» Task to complete
Skip all pictures, then copy the lines from the start of the data through the line with "import matplotlib.pyplot as plt", keeping both ends.

» Provided material
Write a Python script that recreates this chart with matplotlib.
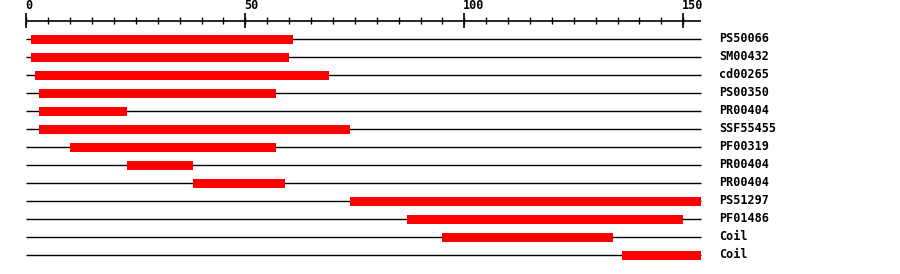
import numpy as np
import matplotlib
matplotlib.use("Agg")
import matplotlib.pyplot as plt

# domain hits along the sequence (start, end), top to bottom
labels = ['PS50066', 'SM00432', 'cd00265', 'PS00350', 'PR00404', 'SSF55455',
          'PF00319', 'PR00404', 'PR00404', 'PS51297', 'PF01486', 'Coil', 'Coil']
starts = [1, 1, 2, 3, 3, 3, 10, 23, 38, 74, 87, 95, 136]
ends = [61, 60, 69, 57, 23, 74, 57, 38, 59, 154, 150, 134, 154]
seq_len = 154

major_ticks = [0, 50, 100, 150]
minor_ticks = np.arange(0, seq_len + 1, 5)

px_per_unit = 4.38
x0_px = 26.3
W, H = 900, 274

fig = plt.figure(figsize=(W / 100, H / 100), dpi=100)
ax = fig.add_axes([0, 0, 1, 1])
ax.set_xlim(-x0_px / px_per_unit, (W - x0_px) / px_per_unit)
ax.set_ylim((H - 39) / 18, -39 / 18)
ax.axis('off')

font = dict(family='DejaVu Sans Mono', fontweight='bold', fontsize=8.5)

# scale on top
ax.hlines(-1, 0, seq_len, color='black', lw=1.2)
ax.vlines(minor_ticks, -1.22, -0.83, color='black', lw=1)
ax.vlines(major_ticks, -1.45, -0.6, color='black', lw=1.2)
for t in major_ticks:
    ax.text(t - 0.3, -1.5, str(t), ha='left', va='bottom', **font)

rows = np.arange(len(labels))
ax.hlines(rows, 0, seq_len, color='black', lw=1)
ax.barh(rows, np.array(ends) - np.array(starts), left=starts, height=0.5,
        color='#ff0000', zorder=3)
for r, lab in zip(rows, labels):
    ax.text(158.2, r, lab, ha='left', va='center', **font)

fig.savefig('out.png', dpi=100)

» Solution to this exercise
Write a Python script that recreates this chart with matplotlib.
import numpy as np
import matplotlib
matplotlib.use("Agg")
import matplotlib.pyplot as plt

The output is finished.